The company, founded in downtown Seattle in 1920 by its namesake, renowned outdoorsman Eddie Bauer, said it will begin liquidating merchandise at its retail stores while simultaneously pursuing the sale of all or part of its retail business. Stores will remain open as the company moves through court-supervised sale proceedings, and the company noted that it may halt the full closure of retail operations if a buyer steps forward.
Eddie Bauer’s online and ecommerce business is now overseen by Outdoor 5 (Oved) and won’t be affected by the retail wind-down. The Eddie Bauer brand and its intellectual property, meanwhile, have been owned since May 2021 by Authentic Brands Group (ABG) and SPARC Group, which also own Lucky Brand, Nautica, Brooks Brothers, and the now-defunct Forever 21 brand. On Jan. 8, SPARC Group and JC Penney announced they had formed a new entity, Catalyst Brands, to manage its portfolio of retail brands, including Eddie Bauer.
Catalyst Brands CEO Marc Rosen, formerly CEO of JC Penney, cited a challenging retail environment of declining sales and supply chain issues at Eddie Bauer as primary reasons for the Chapter 11 filing.
“Over the past year, these challenges have been exacerbated by various headwinds, including increased costs of doing business due to inflation, ongoing tariff uncertainty, and other factors,” Rosen said in a statement.
“While the leadership team at Catalyst was able to make significant strides in the brand, including rapid improvements in product development and marketing, those changes could not be implemented fast enough to fully address the challenges created over several years.”
Eddie Bauer locations outside of the United States won’t be affected by the Chapter 11 filing. Bankruptcy documents show Eddie Bauer LLC has assets worth $100 million to $500 million and liabilities of between $1 billion and $10 billion.
“This is not an easy decision,” Rosen said. “This restructuring is the best way to optimize value for the Retail Company’s stakeholders and also ensure Catalyst Brands remains profitable and with strong liquidity and cashflow.”

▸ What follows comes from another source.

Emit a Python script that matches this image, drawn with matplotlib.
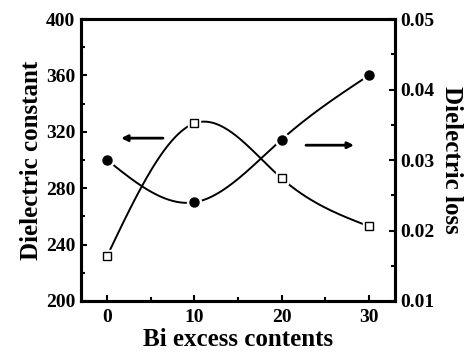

A month earlier, on Jan. 8, Authentic Brands Group and Oved announced they would take over Eddie Bauer’s wholesale and ecommerce operations in an effort to grow the brand’s digital reach. Authentic’s portfolio of outdoors and athletic brands includes Reebok, Champion, Spyder, and Prince. It also owns retail brands that include Guess, QuickSilver, Volcom, and Juicy Couture.
“We are thrilled to expand our partnership with Authentic and take on this exciting new role with Eddie Bauer,” David Oved, CEO of Outdoor 5, said.
“We see tremendous opportunity to meet consumers where they are—shopping online and through leading multi-brand retailers, by enhancing the brand’s reach, growing its digital footprint, and delivering exceptional products across the market.”